YOUR INSTRUCTIONS
Only the lines from the one containing "Clone this chart in matplotlib." through the one containing "import matplotlib.pyplot as plt" should be duplicated, exactly as they appear. Pictures are to be left out.

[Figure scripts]
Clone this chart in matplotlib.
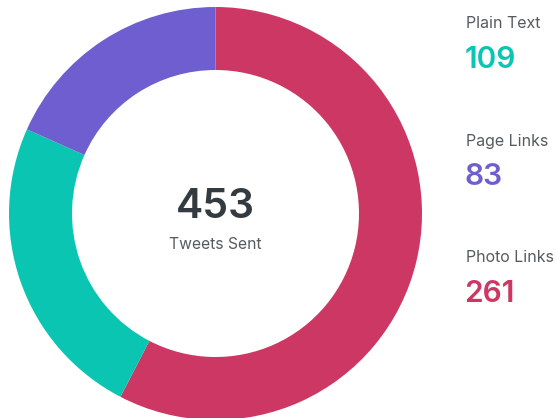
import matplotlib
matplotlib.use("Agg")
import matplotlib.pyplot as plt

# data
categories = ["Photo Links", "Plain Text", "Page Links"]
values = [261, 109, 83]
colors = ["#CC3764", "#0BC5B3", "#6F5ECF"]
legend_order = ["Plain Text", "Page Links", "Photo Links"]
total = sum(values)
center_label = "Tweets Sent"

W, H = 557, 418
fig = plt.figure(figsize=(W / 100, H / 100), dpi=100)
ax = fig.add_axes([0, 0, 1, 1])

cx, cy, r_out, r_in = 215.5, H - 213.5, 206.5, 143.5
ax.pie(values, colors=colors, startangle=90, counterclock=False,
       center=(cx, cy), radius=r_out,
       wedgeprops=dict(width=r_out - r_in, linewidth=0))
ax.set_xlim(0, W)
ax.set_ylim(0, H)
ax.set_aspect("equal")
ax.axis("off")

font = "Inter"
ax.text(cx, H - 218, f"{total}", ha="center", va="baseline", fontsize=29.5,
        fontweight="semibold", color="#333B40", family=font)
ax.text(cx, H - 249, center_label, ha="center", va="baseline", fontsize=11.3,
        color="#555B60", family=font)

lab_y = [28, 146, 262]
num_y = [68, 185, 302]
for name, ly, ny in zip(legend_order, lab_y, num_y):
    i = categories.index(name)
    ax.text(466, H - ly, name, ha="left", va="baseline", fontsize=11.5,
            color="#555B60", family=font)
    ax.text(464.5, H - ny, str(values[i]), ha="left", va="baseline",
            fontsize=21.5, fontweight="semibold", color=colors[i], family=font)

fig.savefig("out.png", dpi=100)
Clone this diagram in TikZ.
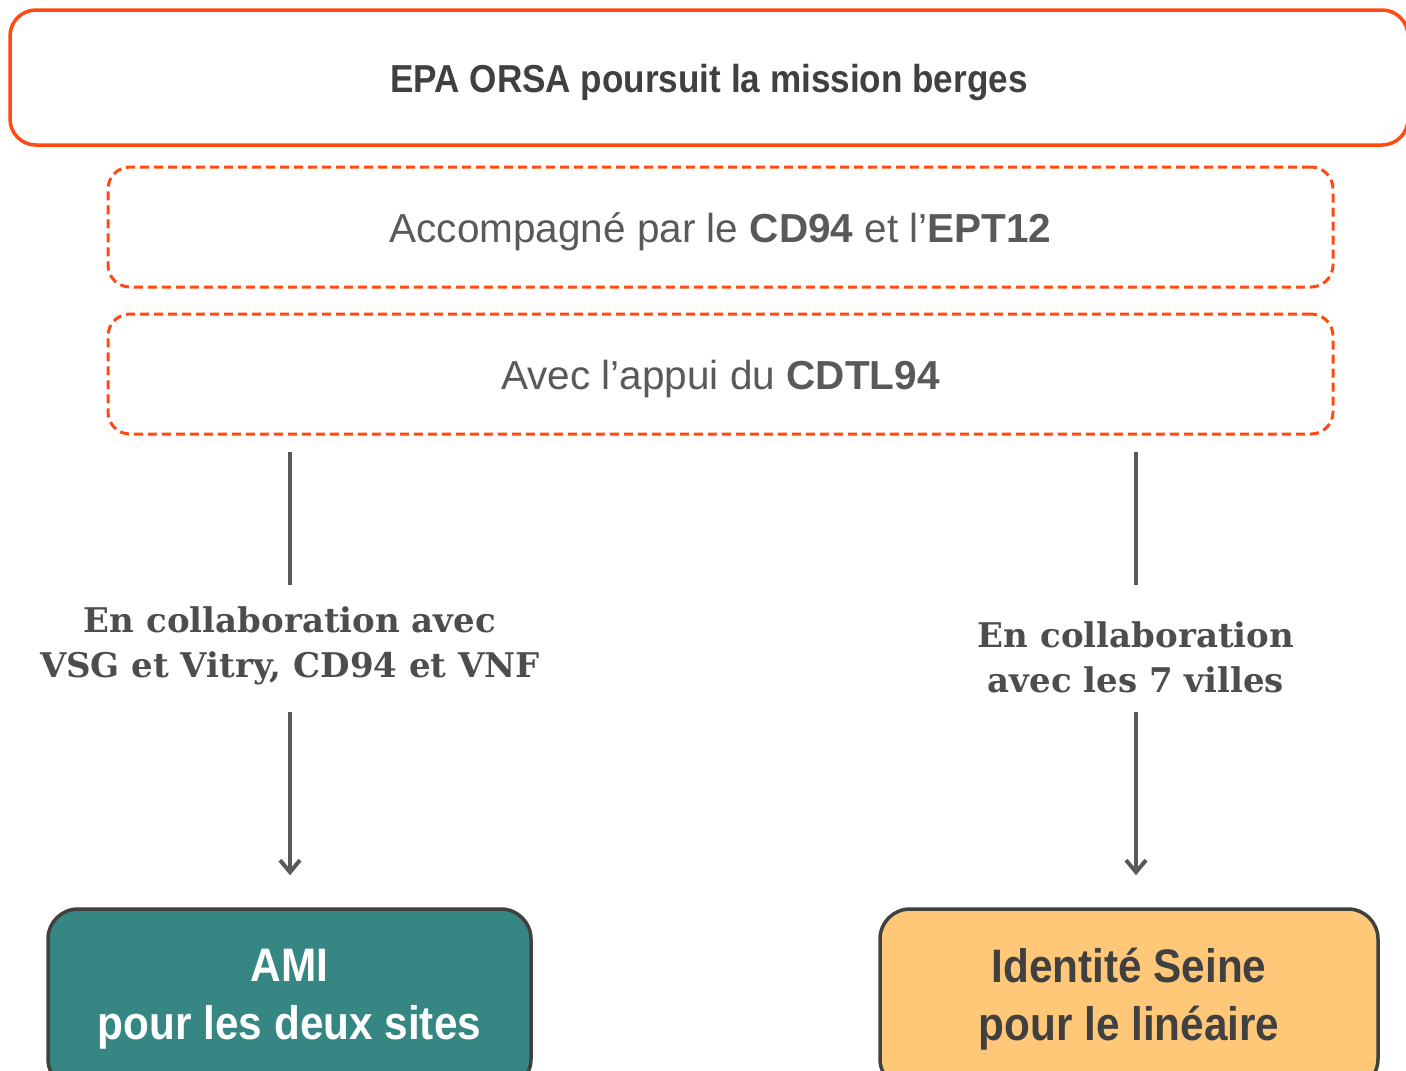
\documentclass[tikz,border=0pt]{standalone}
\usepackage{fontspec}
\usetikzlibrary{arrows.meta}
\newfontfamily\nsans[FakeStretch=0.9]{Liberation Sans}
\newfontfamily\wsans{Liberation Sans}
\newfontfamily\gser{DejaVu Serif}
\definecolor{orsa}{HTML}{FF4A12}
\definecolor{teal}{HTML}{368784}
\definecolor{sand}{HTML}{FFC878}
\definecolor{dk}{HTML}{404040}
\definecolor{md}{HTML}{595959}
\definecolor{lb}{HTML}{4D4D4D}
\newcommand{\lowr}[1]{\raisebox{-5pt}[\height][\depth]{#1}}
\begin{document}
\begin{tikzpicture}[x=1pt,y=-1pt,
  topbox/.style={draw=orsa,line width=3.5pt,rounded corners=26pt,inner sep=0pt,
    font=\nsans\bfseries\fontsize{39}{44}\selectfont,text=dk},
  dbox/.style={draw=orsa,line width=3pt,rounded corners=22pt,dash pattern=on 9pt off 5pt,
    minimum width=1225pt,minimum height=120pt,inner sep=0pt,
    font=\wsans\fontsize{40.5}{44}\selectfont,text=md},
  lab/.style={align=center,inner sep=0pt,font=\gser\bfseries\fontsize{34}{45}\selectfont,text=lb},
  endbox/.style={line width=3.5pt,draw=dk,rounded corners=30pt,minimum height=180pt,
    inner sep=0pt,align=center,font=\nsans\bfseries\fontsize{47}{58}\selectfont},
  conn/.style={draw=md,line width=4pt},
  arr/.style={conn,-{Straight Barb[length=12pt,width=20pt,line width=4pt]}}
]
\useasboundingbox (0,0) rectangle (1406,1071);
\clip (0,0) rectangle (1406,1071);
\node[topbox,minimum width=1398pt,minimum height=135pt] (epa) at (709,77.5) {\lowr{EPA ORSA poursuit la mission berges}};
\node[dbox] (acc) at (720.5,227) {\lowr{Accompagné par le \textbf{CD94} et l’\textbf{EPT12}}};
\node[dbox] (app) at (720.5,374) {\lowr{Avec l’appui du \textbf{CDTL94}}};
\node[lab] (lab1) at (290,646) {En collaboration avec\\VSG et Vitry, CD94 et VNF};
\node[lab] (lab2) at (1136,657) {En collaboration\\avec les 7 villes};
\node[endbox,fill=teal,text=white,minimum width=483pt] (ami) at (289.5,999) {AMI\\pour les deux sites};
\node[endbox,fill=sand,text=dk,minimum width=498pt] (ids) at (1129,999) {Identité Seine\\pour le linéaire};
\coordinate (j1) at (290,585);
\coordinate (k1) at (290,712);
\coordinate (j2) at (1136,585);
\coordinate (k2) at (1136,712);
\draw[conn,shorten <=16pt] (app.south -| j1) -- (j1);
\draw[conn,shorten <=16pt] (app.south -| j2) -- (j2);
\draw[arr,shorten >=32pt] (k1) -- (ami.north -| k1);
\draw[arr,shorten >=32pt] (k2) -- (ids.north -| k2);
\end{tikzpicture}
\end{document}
--
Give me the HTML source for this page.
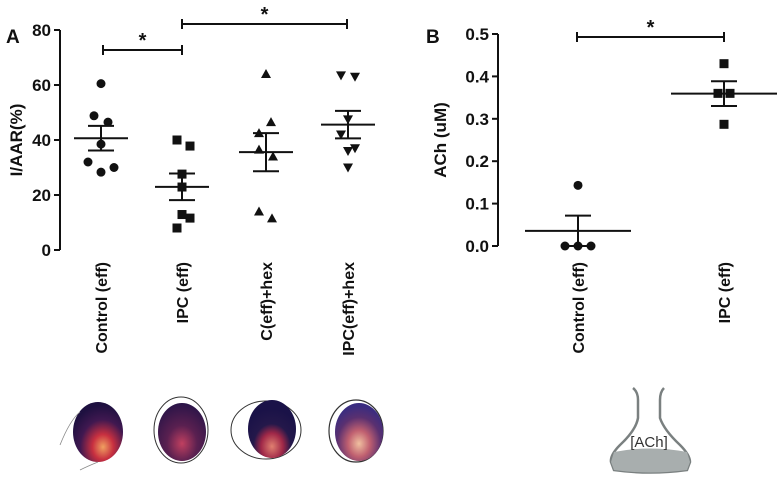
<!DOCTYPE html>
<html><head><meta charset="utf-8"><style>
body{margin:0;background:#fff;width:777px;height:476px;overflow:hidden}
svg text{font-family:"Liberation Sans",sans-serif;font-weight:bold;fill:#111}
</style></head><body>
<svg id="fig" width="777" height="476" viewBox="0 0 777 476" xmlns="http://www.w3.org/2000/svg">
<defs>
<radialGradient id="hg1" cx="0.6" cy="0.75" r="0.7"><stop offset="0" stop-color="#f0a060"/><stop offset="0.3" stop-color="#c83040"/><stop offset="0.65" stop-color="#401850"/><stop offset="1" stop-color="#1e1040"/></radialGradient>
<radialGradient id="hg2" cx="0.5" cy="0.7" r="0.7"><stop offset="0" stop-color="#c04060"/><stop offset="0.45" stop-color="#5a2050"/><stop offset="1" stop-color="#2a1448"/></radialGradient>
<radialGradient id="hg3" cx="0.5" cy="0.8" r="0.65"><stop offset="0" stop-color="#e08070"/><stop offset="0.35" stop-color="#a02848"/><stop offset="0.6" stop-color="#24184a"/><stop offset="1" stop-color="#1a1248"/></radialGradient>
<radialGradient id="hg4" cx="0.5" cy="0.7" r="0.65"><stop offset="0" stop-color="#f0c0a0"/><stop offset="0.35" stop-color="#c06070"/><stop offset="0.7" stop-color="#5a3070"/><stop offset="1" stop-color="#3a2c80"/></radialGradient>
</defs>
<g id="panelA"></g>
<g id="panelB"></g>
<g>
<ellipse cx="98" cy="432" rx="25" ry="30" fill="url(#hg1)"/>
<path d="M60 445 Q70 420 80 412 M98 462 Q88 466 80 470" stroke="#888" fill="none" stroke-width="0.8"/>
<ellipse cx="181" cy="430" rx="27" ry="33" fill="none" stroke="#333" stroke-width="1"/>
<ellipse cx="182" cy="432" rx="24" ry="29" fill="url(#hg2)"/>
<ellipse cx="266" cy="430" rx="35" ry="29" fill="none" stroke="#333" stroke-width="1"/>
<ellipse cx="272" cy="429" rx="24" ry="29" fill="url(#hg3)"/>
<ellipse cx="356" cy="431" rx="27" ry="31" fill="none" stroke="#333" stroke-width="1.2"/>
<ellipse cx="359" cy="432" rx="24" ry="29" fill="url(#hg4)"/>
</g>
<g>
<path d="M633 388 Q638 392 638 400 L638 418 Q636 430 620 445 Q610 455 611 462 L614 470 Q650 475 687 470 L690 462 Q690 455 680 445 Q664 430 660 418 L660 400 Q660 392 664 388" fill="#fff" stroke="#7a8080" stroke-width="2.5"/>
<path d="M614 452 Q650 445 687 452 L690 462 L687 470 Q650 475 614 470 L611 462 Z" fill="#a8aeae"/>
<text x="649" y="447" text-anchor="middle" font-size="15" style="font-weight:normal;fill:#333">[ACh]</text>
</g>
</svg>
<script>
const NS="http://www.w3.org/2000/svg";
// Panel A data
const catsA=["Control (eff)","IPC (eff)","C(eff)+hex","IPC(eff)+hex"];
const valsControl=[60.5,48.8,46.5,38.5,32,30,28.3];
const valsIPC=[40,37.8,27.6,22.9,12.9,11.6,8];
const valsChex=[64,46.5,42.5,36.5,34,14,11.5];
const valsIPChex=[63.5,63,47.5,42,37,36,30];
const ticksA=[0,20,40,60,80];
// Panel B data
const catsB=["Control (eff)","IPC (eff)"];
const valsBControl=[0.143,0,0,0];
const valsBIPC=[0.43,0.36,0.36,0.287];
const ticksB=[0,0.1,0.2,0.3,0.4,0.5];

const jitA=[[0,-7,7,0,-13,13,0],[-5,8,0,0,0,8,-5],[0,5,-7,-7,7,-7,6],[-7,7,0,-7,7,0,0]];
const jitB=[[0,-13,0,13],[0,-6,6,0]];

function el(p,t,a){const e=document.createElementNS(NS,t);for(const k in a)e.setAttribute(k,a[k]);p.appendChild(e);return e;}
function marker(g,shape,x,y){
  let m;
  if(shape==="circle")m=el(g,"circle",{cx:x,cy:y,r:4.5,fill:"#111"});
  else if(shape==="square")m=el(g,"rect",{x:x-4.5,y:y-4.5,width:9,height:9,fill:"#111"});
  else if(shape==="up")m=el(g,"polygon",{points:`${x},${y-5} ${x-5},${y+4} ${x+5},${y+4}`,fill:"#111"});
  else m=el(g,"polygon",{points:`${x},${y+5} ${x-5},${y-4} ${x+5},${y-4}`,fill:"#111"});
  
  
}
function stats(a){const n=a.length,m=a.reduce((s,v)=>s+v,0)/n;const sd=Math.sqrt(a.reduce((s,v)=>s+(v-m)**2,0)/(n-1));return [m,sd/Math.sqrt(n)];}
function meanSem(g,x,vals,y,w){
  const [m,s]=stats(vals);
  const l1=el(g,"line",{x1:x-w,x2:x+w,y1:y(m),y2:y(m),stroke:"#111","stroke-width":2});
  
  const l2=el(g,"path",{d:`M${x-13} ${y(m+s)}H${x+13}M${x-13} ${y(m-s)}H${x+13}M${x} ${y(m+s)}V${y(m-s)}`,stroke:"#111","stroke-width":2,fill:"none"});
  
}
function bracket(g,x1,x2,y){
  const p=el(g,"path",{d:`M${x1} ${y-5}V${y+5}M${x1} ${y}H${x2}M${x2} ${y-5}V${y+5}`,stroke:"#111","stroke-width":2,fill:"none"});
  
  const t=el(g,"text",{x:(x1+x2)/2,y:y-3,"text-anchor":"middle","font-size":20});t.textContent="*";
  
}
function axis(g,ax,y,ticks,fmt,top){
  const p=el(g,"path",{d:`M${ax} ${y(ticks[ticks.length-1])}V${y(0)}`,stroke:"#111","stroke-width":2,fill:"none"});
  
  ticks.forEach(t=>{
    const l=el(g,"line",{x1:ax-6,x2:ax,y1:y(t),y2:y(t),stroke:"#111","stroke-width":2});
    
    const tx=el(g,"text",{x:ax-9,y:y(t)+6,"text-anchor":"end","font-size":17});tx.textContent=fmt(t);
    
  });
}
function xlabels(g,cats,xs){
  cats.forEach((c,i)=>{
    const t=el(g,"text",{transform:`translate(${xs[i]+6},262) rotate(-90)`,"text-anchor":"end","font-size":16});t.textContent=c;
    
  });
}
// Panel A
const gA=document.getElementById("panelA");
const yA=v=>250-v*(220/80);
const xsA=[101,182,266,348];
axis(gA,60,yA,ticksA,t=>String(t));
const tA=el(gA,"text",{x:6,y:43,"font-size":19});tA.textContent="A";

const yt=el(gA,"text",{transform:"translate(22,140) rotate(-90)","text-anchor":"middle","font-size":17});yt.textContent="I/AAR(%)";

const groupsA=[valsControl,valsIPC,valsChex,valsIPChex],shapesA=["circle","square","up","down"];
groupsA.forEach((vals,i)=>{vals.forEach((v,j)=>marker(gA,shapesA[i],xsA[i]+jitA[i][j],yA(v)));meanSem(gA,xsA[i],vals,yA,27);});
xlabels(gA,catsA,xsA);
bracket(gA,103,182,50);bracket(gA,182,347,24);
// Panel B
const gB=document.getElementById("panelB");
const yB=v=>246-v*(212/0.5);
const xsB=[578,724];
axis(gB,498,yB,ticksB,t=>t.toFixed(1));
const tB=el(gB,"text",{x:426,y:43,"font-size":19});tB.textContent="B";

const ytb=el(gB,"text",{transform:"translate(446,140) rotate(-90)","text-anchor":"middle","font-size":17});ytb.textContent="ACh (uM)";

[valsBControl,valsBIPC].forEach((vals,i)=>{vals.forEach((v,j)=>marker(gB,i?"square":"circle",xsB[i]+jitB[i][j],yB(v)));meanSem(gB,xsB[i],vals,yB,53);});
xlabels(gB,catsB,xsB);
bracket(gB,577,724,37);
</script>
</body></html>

FINAL ANSWER
Clone this chart in matplotlib.
import matplotlib
matplotlib.use("Agg")
import matplotlib.pyplot as plt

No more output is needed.